Stated problem:
Give back the full listing verbatim, apart from its images.
-- BEGIN Information shown --
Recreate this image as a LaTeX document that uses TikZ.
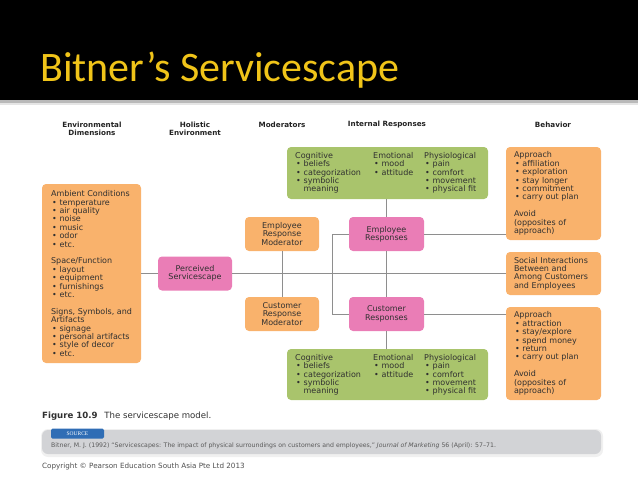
\documentclass[tikz,border=0pt]{standalone}
\usepackage{fontspec}
\setmainfont{DejaVu Sans}
\newfontfamily\titlefont{Carlito}
\newfontfamily\tabfont{Liberation Serif}
\definecolor{boxor}{HTML}{F9B26C}
\definecolor{boxpk}{HTML}{EA7DB6}
\definecolor{boxgr}{HTML}{A9C46C}
\definecolor{txt}{HTML}{303030}
\definecolor{hdrc}{HTML}{222222}
\definecolor{lin}{HTML}{8E8E8E}
\definecolor{ttl}{HTML}{F0C419}
\definecolor{srcbar}{HTML}{D2D3D6}
\definecolor{srctab}{HTML}{2F6DB5}
\newcommand{\bl}{\hspace*{1pt}\makebox[7.5pt][l]{\textbullet}}
\newcommand{\ind}{\hspace*{8.5pt}}
\tikzset{
  basetext/.style={inner sep=0pt, font=\fontsize{8}{8.4}\selectfont, text=txt},
  card/.style={basetext, rounded corners=4pt, draw=none},
  orbox/.style={card, fill=boxor},
  pkbox/.style={card, fill=boxpk},
  grbox/.style={card, fill=boxgr},
  smallbox/.style={minimum width=74pt, minimum height=34pt, align=center},
  behbox/.style={orbox, minimum width=95pt, text width=79pt, align=left},
  hdr/.style={inner sep=0pt, font=\fontsize{7.2}{8}\selectfont\bfseries, text=hdrc, align=center},
  col/.style={basetext, align=left, anchor=north west},
  conn/.style={draw=lin, line width=0.9pt},
}
\begin{document}
\begin{tikzpicture}[x=1pt,y=-1pt]
\useasboundingbox (0,0) rectangle (638,479);
% title bar
\fill[black] (0,0) rectangle (638,100);
\fill[gray!55] (0,100) rectangle (638,103);
\fill[gray!20] (0,103) rectangle (638,105);
\node[anchor=base west, inner sep=0pt, text=ttl, font=\titlefont\fontsize{42}{42}\selectfont] (title) at (40,81) {Bitner’s Servicescape};

% headers
\node[hdr] (hEnv) at (92,129) {Environmental\\Dimensions};
\node[hdr] (hHol) at (195,129) {Holistic\\Environment};
\node[hdr] (hMod) at (282,125) {Moderators};
\node[hdr] (hInt) at (387,125) {Internal Responses};
\node[hdr] (hBeh) at (553,125) {Behavior};

% environmental dimensions
\node[orbox, minimum width=99pt, minimum height=179pt, align=left] (env) at (91.5,273.5)
 {Ambient Conditions\\ \bl temperature\\ \bl air quality\\ \bl noise\\ \bl music\\ \bl odor\\ \bl etc.\\[8.4pt]
  Space/Function\\ \bl layout\\ \bl equipment\\ \bl furnishings\\ \bl etc.\\[8.4pt]
  Signs, Symbols, and\\ Artifacts\\ \bl signage\\ \bl personal artifacts\\ \bl style of decor\\ \bl etc.};

% perceived servicescape
\node[pkbox, smallbox] (perc) at (195,273.5) {Perceived\\Servicescape};

% moderators
\node[orbox, smallbox] (erm) at (282,234) {Employee\\Response\\Moderator};
\node[orbox, smallbox] (crm) at (282,314) {Customer\\Response\\Moderator};

% responses
\node[pkbox, smallbox, minimum width=75pt] (er) at (386.5,234) {Employee\\Responses};
\node[pkbox, smallbox, minimum width=75pt] (cr) at (386.5,314) {Customer\\Responses};

% green internal responses (top)
\node[grbox, minimum width=201pt, minimum height=52pt] (gtop) at (387.5,173) {};
\node[col] (gtopA) at (295,152) {Cognitive\\ \bl beliefs\\ \bl categorization\\ \bl symbolic\\ \ind meaning};
\node[col] (gtopB) at (373,152) {Emotional\\ \bl mood\\ \bl attitude};
\node[col] (gtopC) at (424,152) {Physiological\\ \bl pain\\ \bl comfort\\ \bl movement\\ \bl physical fit};

% green internal responses (bottom)
\node[grbox, minimum width=201pt, minimum height=51pt] (gbot) at (387.5,374.5) {};
\node[col] (gbotA) at (295,354) {Cognitive\\ \bl beliefs\\ \bl categorization\\ \bl symbolic\\ \ind meaning};
\node[col] (gbotB) at (373,354) {Emotional\\ \bl mood\\ \bl attitude};
\node[col] (gbotC) at (424,354) {Physiological\\ \bl pain\\ \bl comfort\\ \bl movement\\ \bl physical fit};

% behavior
\node[behbox, minimum height=93pt] (bta) at (553.5,193.5)
 {Approach\\ \bl affiliation\\ \bl exploration\\ \bl stay longer\\ \bl commitment\\ \bl carry out plan\\[8.4pt]
  Avoid\\ (opposites of\\ approach)};
\node[behbox, minimum height=43pt] (soc) at (553.5,273.5)
 {Social Interactions\\ Between and\\ Among Customers\\ and Employees};
\node[behbox, minimum height=93pt] (bba) at (553.5,353.5)
 {Approach\\ \bl attraction\\ \bl stay/explore\\ \bl spend money\\ \bl return\\ \bl carry out plan\\[8.4pt]
  Avoid\\ (opposites of\\ approach)};

% connectors
\coordinate (bk) at (332,234);
\draw[conn] (env.east) -- (perc.west);
\draw[conn] (perc.east) -- (soc.west);
\draw[conn] (erm.south) -- (crm.north);
\draw[conn] (er.west) -- (bk) |- (cr.west);
\draw[conn] (er.north) -- (er.north |- gtop.south);
\draw[conn] (er.south) -- (cr.north);
\draw[conn] (cr.south) -- (cr.south |- gbot.north);
\draw[conn] (er.east) -- (er.east -| bta.west);
\draw[conn] (cr.east) -- (cr.east -| bba.west);

% caption
\node[anchor=base west, inner sep=0pt, font=\fontsize{8.6}{9}\selectfont, text=txt] (cap) at (42,418)
 {\textbf{Figure 10.9}\hspace{4pt} The servicescape model.};

% source bar
\fill[gray!12, rounded corners=7pt] (41,429) rectangle (603,457);
\node[fill=srcbar, rounded corners=6pt, minimum width=559pt, minimum height=24pt, inner sep=0pt] (srcbar) at (321.5,442) {};
\node[fill=srctab, rounded corners=1.5pt, minimum width=53pt, minimum height=10pt, inner sep=0pt, text=white, font=\tabfont\fontsize{5.5}{5.5}\selectfont] (srctab) at (77.5,433.5) {SOURCE};
\node[anchor=base west, inner sep=0pt, font=\fontsize{6.2}{7}\selectfont, text=txt!80] (srctext) at (51,447.5)
 {Bitner, M. J. (1992) “Servicescapes: The impact of physical surroundings on customers and employees,” \textit{Journal of Marketing} 56 (April): 57–71.};

% copyright
\node[anchor=base west, inner sep=0pt, font=\fontsize{7.2}{8}\selectfont, text=txt!85] (copy) at (42,468.5)
 {Copyright © Pearson Education South Asia Pte Ltd 2013};
\end{tikzpicture}
\end{document}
-- END Information shown --
Written answer:
Recreate this image as a LaTeX document that uses TikZ.
\documentclass[tikz,border=0pt]{standalone}
\usepackage{fontspec}
\setmainfont{DejaVu Sans}
\newfontfamily\titlefont{Carlito}
\newfontfamily\tabfont{Liberation Serif}
\definecolor{boxor}{HTML}{F9B26C}
\definecolor{boxpk}{HTML}{EA7DB6}
\definecolor{boxgr}{HTML}{A9C46C}
\definecolor{txt}{HTML}{303030}
\definecolor{hdrc}{HTML}{222222}
\definecolor{lin}{HTML}{8E8E8E}
\definecolor{ttl}{HTML}{F0C419}
\definecolor{srcbar}{HTML}{D2D3D6}
\definecolor{srctab}{HTML}{2F6DB5}
\newcommand{\bl}{\hspace*{1pt}\makebox[7.5pt][l]{\textbullet}}
\newcommand{\ind}{\hspace*{8.5pt}}
\tikzset{
  basetext/.style={inner sep=0pt, font=\fontsize{8}{8.4}\selectfont, text=txt},
  card/.style={basetext, rounded corners=4pt, draw=none},
  orbox/.style={card, fill=boxor},
  pkbox/.style={card, fill=boxpk},
  grbox/.style={card, fill=boxgr},
  smallbox/.style={minimum width=74pt, minimum height=34pt, align=center},
  behbox/.style={orbox, minimum width=95pt, text width=79pt, align=left},
  hdr/.style={inner sep=0pt, font=\fontsize{7.2}{8}\selectfont\bfseries, text=hdrc, align=center},
  col/.style={basetext, align=left, anchor=north west},
  conn/.style={draw=lin, line width=0.9pt},
}
\begin{document}
\begin{tikzpicture}[x=1pt,y=-1pt]
\useasboundingbox (0,0) rectangle (638,479);
% title bar
\fill[black] (0,0) rectangle (638,100);
\fill[gray!55] (0,100) rectangle (638,103);
\fill[gray!20] (0,103) rectangle (638,105);
\node[anchor=base west, inner sep=0pt, text=ttl, font=\titlefont\fontsize{42}{42}\selectfont] (title) at (40,81) {Bitner’s Servicescape};

% headers
\node[hdr] (hEnv) at (92,129) {Environmental\\Dimensions};
\node[hdr] (hHol) at (195,129) {Holistic\\Environment};
\node[hdr] (hMod) at (282,125) {Moderators};
\node[hdr] (hInt) at (387,125) {Internal Responses};
\node[hdr] (hBeh) at (553,125) {Behavior};

% environmental dimensions
\node[orbox, minimum width=99pt, minimum height=179pt, align=left] (env) at (91.5,273.5)
 {Ambient Conditions\\ \bl temperature\\ \bl air quality\\ \bl noise\\ \bl music\\ \bl odor\\ \bl etc.\\[8.4pt]
  Space/Function\\ \bl layout\\ \bl equipment\\ \bl furnishings\\ \bl etc.\\[8.4pt]
  Signs, Symbols, and\\ Artifacts\\ \bl signage\\ \bl personal artifacts\\ \bl style of decor\\ \bl etc.};

% perceived servicescape
\node[pkbox, smallbox] (perc) at (195,273.5) {Perceived\\Servicescape};

% moderators
\node[orbox, smallbox] (erm) at (282,234) {Employee\\Response\\Moderator};
\node[orbox, smallbox] (crm) at (282,314) {Customer\\Response\\Moderator};

% responses
\node[pkbox, smallbox, minimum width=75pt] (er) at (386.5,234) {Employee\\Responses};
\node[pkbox, smallbox, minimum width=75pt] (cr) at (386.5,314) {Customer\\Responses};

% green internal responses (top)
\node[grbox, minimum width=201pt, minimum height=52pt] (gtop) at (387.5,173) {};
\node[col] (gtopA) at (295,152) {Cognitive\\ \bl beliefs\\ \bl categorization\\ \bl symbolic\\ \ind meaning};
\node[col] (gtopB) at (373,152) {Emotional\\ \bl mood\\ \bl attitude};
\node[col] (gtopC) at (424,152) {Physiological\\ \bl pain\\ \bl comfort\\ \bl movement\\ \bl physical fit};

% green internal responses (bottom)
\node[grbox, minimum width=201pt, minimum height=51pt] (gbot) at (387.5,374.5) {};
\node[col] (gbotA) at (295,354) {Cognitive\\ \bl beliefs\\ \bl categorization\\ \bl symbolic\\ \ind meaning};
\node[col] (gbotB) at (373,354) {Emotional\\ \bl mood\\ \bl attitude};
\node[col] (gbotC) at (424,354) {Physiological\\ \bl pain\\ \bl comfort\\ \bl movement\\ \bl physical fit};

% behavior
\node[behbox, minimum height=93pt] (bta) at (553.5,193.5)
 {Approach\\ \bl affiliation\\ \bl exploration\\ \bl stay longer\\ \bl commitment\\ \bl carry out plan\\[8.4pt]
  Avoid\\ (opposites of\\ approach)};
\node[behbox, minimum height=43pt] (soc) at (553.5,273.5)
 {Social Interactions\\ Between and\\ Among Customers\\ and Employees};
\node[behbox, minimum height=93pt] (bba) at (553.5,353.5)
 {Approach\\ \bl attraction\\ \bl stay/explore\\ \bl spend money\\ \bl return\\ \bl carry out plan\\[8.4pt]
  Avoid\\ (opposites of\\ approach)};

% connectors
\coordinate (bk) at (332,234);
\draw[conn] (env.east) -- (perc.west);
\draw[conn] (perc.east) -- (soc.west);
\draw[conn] (erm.south) -- (crm.north);
\draw[conn] (er.west) -- (bk) |- (cr.west);
\draw[conn] (er.north) -- (er.north |- gtop.south);
\draw[conn] (er.south) -- (cr.north);
\draw[conn] (cr.south) -- (cr.south |- gbot.north);
\draw[conn] (er.east) -- (er.east -| bta.west);
\draw[conn] (cr.east) -- (cr.east -| bba.west);

% caption
\node[anchor=base west, inner sep=0pt, font=\fontsize{8.6}{9}\selectfont, text=txt] (cap) at (42,418)
 {\textbf{Figure 10.9}\hspace{4pt} The servicescape model.};

% source bar
\fill[gray!12, rounded corners=7pt] (41,429) rectangle (603,457);
\node[fill=srcbar, rounded corners=6pt, minimum width=559pt, minimum height=24pt, inner sep=0pt] (srcbar) at (321.5,442) {};
\node[fill=srctab, rounded corners=1.5pt, minimum width=53pt, minimum height=10pt, inner sep=0pt, text=white, font=\tabfont\fontsize{5.5}{5.5}\selectfont] (srctab) at (77.5,433.5) {SOURCE};
\node[anchor=base west, inner sep=0pt, font=\fontsize{6.2}{7}\selectfont, text=txt!80] (srctext) at (51,447.5)
 {Bitner, M. J. (1992) “Servicescapes: The impact of physical surroundings on customers and employees,” \textit{Journal of Marketing} 56 (April): 57–71.};

% copyright
\node[anchor=base west, inner sep=0pt, font=\fontsize{7.2}{8}\selectfont, text=txt!85] (copy) at (42,468.5)
 {Copyright © Pearson Education South Asia Pte Ltd 2013};
\end{tikzpicture}
\end{document}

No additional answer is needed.